Important note: The House bill will include the minimum wage increase. The Senate’s version will be passed as early as next week and then the House will have to vote again on that new version. Friday’s vote is just the opening volley in this process.
As CNN reported earlier Friday, some rank-and-file members say Pelosi has led the Congress in the opening weeks with an “iron fist” — a symptom of the fact she has little room for error in her own caucus with just a five-vote margin and is leading in an unprecedented moment as the House grapples with an attack on the Capitol that roiled her chamber on January 6.
What Democrats are touting is in the bill
- $130 billion for K-12 schools
- $40 billion for higher ed
- $40 billion in assistance for childcare providers
- Provides subsidies to help unemployed workers buy emergency health insurance known as COBRA
- $5 billion for home energy assistance program expansion
- Expands funding to address domestic violence and child abuse
- Provides Americans who make $75,000 or less the full $1,400 direct check. Americans making less than $100,000 are eligible on a sliding scale
- $350 billion in state and local funding with a new formula that prioritizes places that experienced higher rates of unemployment
- $50 billion for small businesses
- Extends $400 federal unemployment benefit through August 2021
- Expansion of the child tax credit to $3,000 per child (6-17) per year and $3,600 per child (0-6) per year. The program creates monthly payments.

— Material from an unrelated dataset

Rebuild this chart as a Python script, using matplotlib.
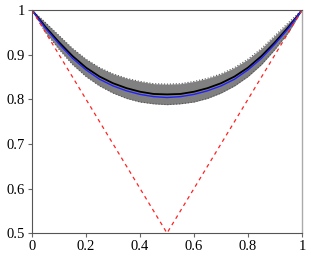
import matplotlib
matplotlib.use("Agg")
import matplotlib.pyplot as plt
import numpy as np

x = [0.0, 0.05, 0.1, 0.15, 0.2, 0.25, 0.3, 0.35, 0.4, 0.45, 0.5,
     0.55, 0.6, 0.65, 0.7, 0.75, 0.8, 0.85, 0.9, 0.95, 1.0]
mean_black = [1.0, 0.962, 0.928, 0.897, 0.871, 0.851, 0.836, 0.825, 0.817, 0.812, 0.811,
              0.812, 0.817, 0.825, 0.836, 0.851, 0.871, 0.897, 0.928, 0.962, 1.0]
mean_blue = [1.0, 0.959, 0.924, 0.892, 0.866, 0.845, 0.830, 0.819, 0.811, 0.806, 0.804,
             0.806, 0.811, 0.819, 0.830, 0.845, 0.866, 0.892, 0.924, 0.959, 1.0]
band_low = [1.0, 0.950, 0.912, 0.878, 0.851, 0.830, 0.814, 0.802, 0.794, 0.790, 0.788,
            0.790, 0.794, 0.802, 0.814, 0.830, 0.851, 0.878, 0.912, 0.950, 1.0]
band_high = [1.0, 0.972, 0.943, 0.914, 0.890, 0.871, 0.857, 0.847, 0.840, 0.835, 0.834,
             0.835, 0.840, 0.847, 0.857, 0.871, 0.890, 0.914, 0.943, 0.972, 1.0]
ref_x = [0.0, 0.5, 1.0]
ref_y = [1.0, 0.5, 1.0]

plt.rcParams['font.family'] = ['Liberation Serif', 'DejaVu Serif']
fig = plt.figure(figsize=(3.11, 2.59), dpi=100)
ax = fig.add_axes([0.103, 0.10, 0.868, 0.861])

ax.fill_between(x, band_low, band_high, color='#808080', linewidth=0)
ax.plot(x, band_low, color='#555555', linestyle=':', linewidth=0.8)
ax.plot(x, band_high, color='#555555', linestyle=':', linewidth=0.8)
ax.plot(x, mean_black, color='black', linewidth=1.3)
ax.plot(x, mean_blue, color='#2222ff', linewidth=1.0)
ax.plot(ref_x, ref_y, color='#ff2222', linestyle=(0, (3, 3)), linewidth=0.9)

ax.set_xlim(0, 1)
ax.set_ylim(0.5, 1)
ax.set_xticks([0, 0.2, 0.4, 0.6, 0.8, 1])
ax.set_xticklabels(['0', '0.2', '0.4', '0.6', '0.8', '1'])
ax.set_yticks([0.5, 0.6, 0.7, 0.8, 0.9, 1])
ax.set_yticklabels(['0.5', '0.6', '0.7', '0.8', '0.9', '1'])
ax.tick_params(direction='out', length=3, width=0.8, color='#666666',
               labelsize=10.5, pad=2, top=False, right=False)
for s in ['left', 'bottom', 'top']:
    ax.spines[s].set_color('#555555')
    ax.spines[s].set_linewidth(0.8)
ax.spines['right'].set_color('#aaaaaa')
ax.spines['right'].set_linewidth(1.0)

fig.savefig('out.png', dpi=100)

What Republicans will focus on in the bill today
Republicans started whipping their members against this bill last week.
It’s popular, but Republican aides believe that they can win an argument that the legislation is too big, not bipartisan and includes superfluous spending on transportation projects, the multi-employer pension reform and funding for arts and humanities that isn’t directly tied to the pandemic. Aides familiar with this process tell CNN that leadership and the whip team “armed members with tons of examples of waste and unrelated items in this bill and talking points” that members can use on social media. The line you will hear a lot from Republicans on Friday is that less than 10% of this bill is directly related to public health and that a large chunk of the school funding won’t be used until next year.
Republicans have also been arguing this bill is premature given billions from the last coronavirus relief bill still have not been spent.
Things are fluid. Rules has to meet to set the parameters of the debate, there is a vote on the wilderness vote first and we are unclear if Republicans will use a stalling strategy of forcing Democrats to vote on motions to adjourn, which will make this all take even longer. In other words, the vote will likely be Friday at some point, most likely later in the day.